My suggestion: let's create a fork at github.com/gdcc and have our own package at Maven Central. In case we need patches because of bugs or changes at search engines, we would be much quicker to get this done. It also allows us to modernize the Java code over time.
Good catch @poikilotherm ! If there is possible to have a specific fork with patches, it could be nice, and I will be happy to change my PR with this dependency.
@poikilotherm not a bad suggestion. So we'd fork https://github.com/dfabulich/sitemapgen4j under https://github.com/gdcc
@scolapasta and others reading this, what do you think?
I see a 👍 from @scolapasta and no objections in Slack so I forked it to https://github.com/gdcc/sitemapgen4j
Now what? Fix it up and release to Maven Central? Do we want a separate issue to track this? @jeromeroucou are you interested in helping?
@pdurbin Yes I am interested. And I also think a separate issue on the forked project can be better to review patchs applications with PR
@jeromeroucou great thanks. @poikilotherm is already working away in this "modernize" branch, if you'd like to try building it: https://github.com/gdcc/sitemapgen4j/tree/modernize
He doesn't even have to.
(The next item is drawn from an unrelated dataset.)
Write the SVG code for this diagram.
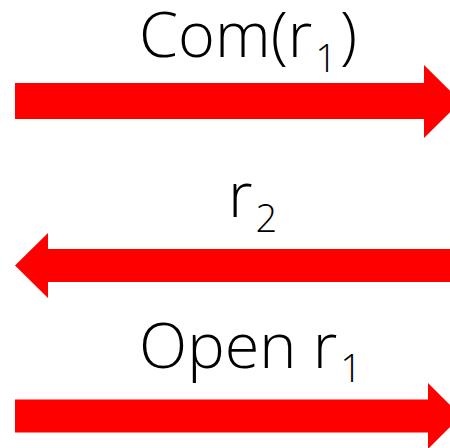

Just enable Maven Central Snaps and point to the new coordinates: io.gdcc:sitemapgen4j:2.0.0-SNAPSHOT
https://github.com/gdcc/sitemapgen4j has been released as v2.0.0 to Maven Central. (Might take another hour until available from all mirrors.)
Have fun! (If we need fixes, updated -SNAPSHOT versions will be auto-released to Central now, too. Hopefully will make things a lot easier!)
I have just released a version 2.1.0 that has again more optimizations. Most important: addressed loads of code smells and removed obsolete, no longer supported Google Sitemap Extensions.
@jeromeroucou Is this all ready for QA now? (if so can you change it from draft - I jsut want to be sure there's not something else we're waiting for here)
Hi @scolapasta , the PR is not yet ready as it's waiting for the sitemap4j library namespaces fix, referenced by gdcc/sitemapgen4j#18
Hi @scolapasta , the PR is not yet ready as it's waiting for the sitemap4j library namespaces fix, referenced by gdcc/sitemapgen4j#18
Ah, OK, that makes sense. We'll keep an eye on for when you switch it out of draft state.
@jeromeroucou I merged your PR and a new SNAPSHOT version is available. Would you mind testing this in Dataverse again before I cut a release?
@poikilotherm Thanks for the update ! On my laptop with the latest SNAPSHOT version, unit tests and sitemap generation with some dataverses and datasets work fine. When the new release will be published, I'll mention it on pom.xml file.
@jeromeroucou sitemap4j 2.1.2 is released
@poikilotherm thanks for you work on the sitemapgen4j ! The 2.1.2 version is now used on pom.xml
@jeromeroucou I took a close look at the documentation and I'm suggesting a significant rewrite here:
- https://github.com/Recherche-Data-Gouv/dataverse/pull/6
If you like the changes, please feel free to merge. Otherwise, I'm happy to talk about it! 😄
I looked at the code and poked around with the new testHugeSiteMap test. I'm basically ready to approve this and move it to "ready for QA" but I'd like to see the doc PR I made above get merged first.
After discussion with @pdurbin, a new commit have been done to fix the sitemap URL in case of sitemap_index.xml file. A example below :
<?xml version="1.0" encoding="UTF-8"?>
<sitemapindex xmlns="http://www.sitemaps.org/schemas/sitemap/0.9">
<sitemap>
<loc>https://domain.tld/sitemap/sitemap1.xml</loc>
<lastmod>2024-04-22</lastmod>
</sitemap>
<sitemap>
<loc>https://domain.tld/sitemap/sitemap2.xml</loc>
<lastmod>2024-04-22</lastmod>
</sitemap>
</sitemapindex>
In <loc> tag, if /sitemap/ isn't present, the location is invalid. There is no "pretty-faces" rewrite for these files (sitemap1.xml, ...), unlike sitemap.xml and sitemap_index.xml files.
I've also modified the unit tests to validate this modification, and I've also added some comments.
Merging. (I checked out and synced the branch with develop locally; but it seems safe to merge without updating it in back in Recherche-Data-Gouv fork... one way to find out).